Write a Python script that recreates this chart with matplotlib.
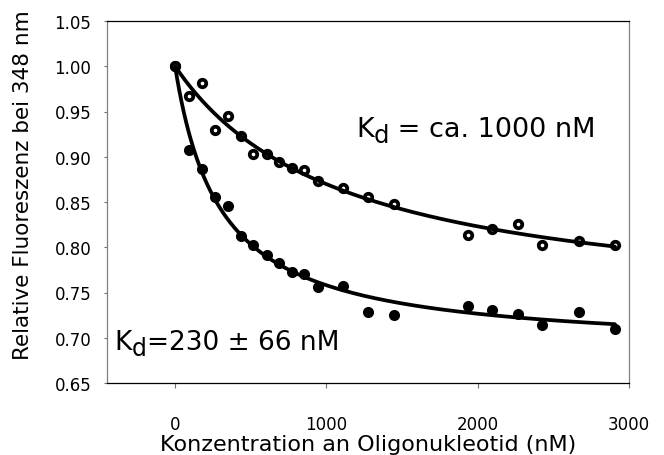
import numpy as np
import matplotlib
matplotlib.use("Agg")
import matplotlib.pyplot as plt
from matplotlib.ticker import FormatStrFormatter

plt.rcParams["font.family"] = ["DejaVu Sans"]

# Titration: oligonucleotide concentration (nM) and relative fluorescence at 348 nm
conc_nM = [0, 93, 175, 263, 351, 433, 512, 605, 688, 776, 853, 945,
           1109, 1278, 1444, 1938, 2095, 2265, 2426, 2669, 2907]
fluor_open = [1.000, 0.967, 0.982, 0.930, 0.945, 0.923, 0.903, 0.903, 0.894,
              0.888, 0.885, 0.873, 0.865, 0.856, 0.848, 0.813, 0.820, 0.826,
              0.803, 0.807, 0.802]
fluor_filled = [1.000, 0.908, 0.886, 0.855, 0.846, 0.812, 0.803, 0.791, 0.783,
                0.773, 0.770, 0.756, 0.757, 0.729, 0.725, 0.735, 0.731, 0.726,
                0.714, 0.729, 0.710]

x_ticks = [0, 1000, 2000, 3000]
y_ticks = [0.65, 0.70, 0.75, 0.80, 0.85, 0.90, 0.95, 1.00, 1.05]

x_label = "Konzentration an Oligonukleotid (nM)"
y_label = "Relative Fluoreszenz bei 348 nm"
kd_open_text = " = ca. 1000 nM"
kd_filled_text = "=230 \u00b1 66 nM"


def fit_binding(x, y):
    """Least-squares fit of y = 1 - A*x/(K + x); returns (K, A)."""
    x = np.asarray(x, float)
    d = 1.0 - np.asarray(y, float)
    k_grid = np.arange(10.0, 5000.0, 1.0)[:, None]
    f = x[None, :] / (k_grid + x[None, :])
    a = (f * d).sum(axis=1) / (f * f).sum(axis=1)
    resid = ((d[None, :] - a[:, None] * f) ** 2).sum(axis=1)
    i = int(np.argmin(resid))
    return k_grid[i, 0], a[i]


def binding_curve(x, k, a):
    return 1.0 - a * x / (k + x)


fig = plt.figure(figsize=(6.64, 4.56), dpi=100)
ax = fig.add_axes([107 / 664, 1 - 384 / 456, 522 / 664, 362 / 456])

x_fit = np.linspace(0, max(conc_nM), 400)
k_f, a_f = fit_binding(conc_nM, fluor_filled)
k_o, a_o = fit_binding(conc_nM, fluor_open)

ax.plot(conc_nM, fluor_filled, linestyle="none", marker="o", ms=8,
        mfc="black", mec="black", mew=0, zorder=2)
ax.plot(conc_nM, fluor_open, linestyle="none", marker="o", ms=5.4,
        mfc="white", mec="black", mew=2.7, zorder=3)
ax.plot(x_fit, binding_curve(x_fit, k_f, a_f), color="black", lw=2.7,
        solid_capstyle="round", zorder=4)
ax.plot(x_fit, binding_curve(x_fit, k_o, a_o), color="black", lw=2.7,
        solid_capstyle="round", zorder=4)

ax.set_xlim(-450, 3000)
ax.set_ylim(0.65, 1.05)
ax.set_xticks(x_ticks)
ax.set_yticks(y_ticks)
ax.yaxis.set_major_formatter(FormatStrFormatter("%.2f"))

ax.tick_params(axis="x", direction="out", length=3.8, width=0.8,
               color="#707070", pad=19, labelsize=12)
ax.tick_params(axis="y", direction="out", length=2.2, width=0.8,
               color="#707070", pad=9, labelsize=12)

for side in ("top", "bottom"):
    ax.spines[side].set_color("black")
    ax.spines[side].set_linewidth(0.9)
for side in ("left", "right"):
    ax.spines[side].set_color("#808080")
    ax.spines[side].set_linewidth(0.9)

ax.set_xlabel(x_label, fontsize=16, va="baseline")
ax.xaxis.set_label_coords(0.5, -0.184)
ax.set_ylabel(y_label, fontsize=15.5, va="baseline")
ax.yaxis.set_label_coords(-0.150, 0.548)


def kd_label(x, y, rest, size):
    k = ax.text(x, y, "K", fontsize=size, va="baseline", ha="left")
    d = ax.annotate("d", xy=(1, 0), xycoords=k, xytext=(0, -3.6),
                    textcoords="offset points", fontsize=size - 2,
                    va="bottom", ha="left")
    ax.annotate(rest, xy=(1, 0), xycoords=d, xytext=(0, 3.6),
                textcoords="offset points", fontsize=size,
                va="bottom", ha="left")


kd_label(1195, 0.9229, kd_open_text, 19.5)
kd_label(-399, 0.6876, kd_filled_text, 19)

fig.savefig("out.png", dpi=100, facecolor="white")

▸ Stated goal: Restate only the lines running from the start of the material above through the line containing "return 1.0 - a * x / (k + x)", ends included. No pictures.

▸ Full answer:
Write a Python script that recreates this chart with matplotlib.
import numpy as np
import matplotlib
matplotlib.use("Agg")
import matplotlib.pyplot as plt
from matplotlib.ticker import FormatStrFormatter

plt.rcParams["font.family"] = ["DejaVu Sans"]

# Titration: oligonucleotide concentration (nM) and relative fluorescence at 348 nm
conc_nM = [0, 93, 175, 263, 351, 433, 512, 605, 688, 776, 853, 945,
           1109, 1278, 1444, 1938, 2095, 2265, 2426, 2669, 2907]
fluor_open = [1.000, 0.967, 0.982, 0.930, 0.945, 0.923, 0.903, 0.903, 0.894,
              0.888, 0.885, 0.873, 0.865, 0.856, 0.848, 0.813, 0.820, 0.826,
              0.803, 0.807, 0.802]
fluor_filled = [1.000, 0.908, 0.886, 0.855, 0.846, 0.812, 0.803, 0.791, 0.783,
                0.773, 0.770, 0.756, 0.757, 0.729, 0.725, 0.735, 0.731, 0.726,
                0.714, 0.729, 0.710]

x_ticks = [0, 1000, 2000, 3000]
y_ticks = [0.65, 0.70, 0.75, 0.80, 0.85, 0.90, 0.95, 1.00, 1.05]

x_label = "Konzentration an Oligonukleotid (nM)"
y_label = "Relative Fluoreszenz bei 348 nm"
kd_open_text = " = ca. 1000 nM"
kd_filled_text = "=230 \u00b1 66 nM"


def fit_binding(x, y):
    """Least-squares fit of y = 1 - A*x/(K + x); returns (K, A)."""
    x = np.asarray(x, float)
    d = 1.0 - np.asarray(y, float)
    k_grid = np.arange(10.0, 5000.0, 1.0)[:, None]
    f = x[None, :] / (k_grid + x[None, :])
    a = (f * d).sum(axis=1) / (f * f).sum(axis=1)
    resid = ((d[None, :] - a[:, None] * f) ** 2).sum(axis=1)
    i = int(np.argmin(resid))
    return k_grid[i, 0], a[i]


def binding_curve(x, k, a):
    return 1.0 - a * x / (k + x)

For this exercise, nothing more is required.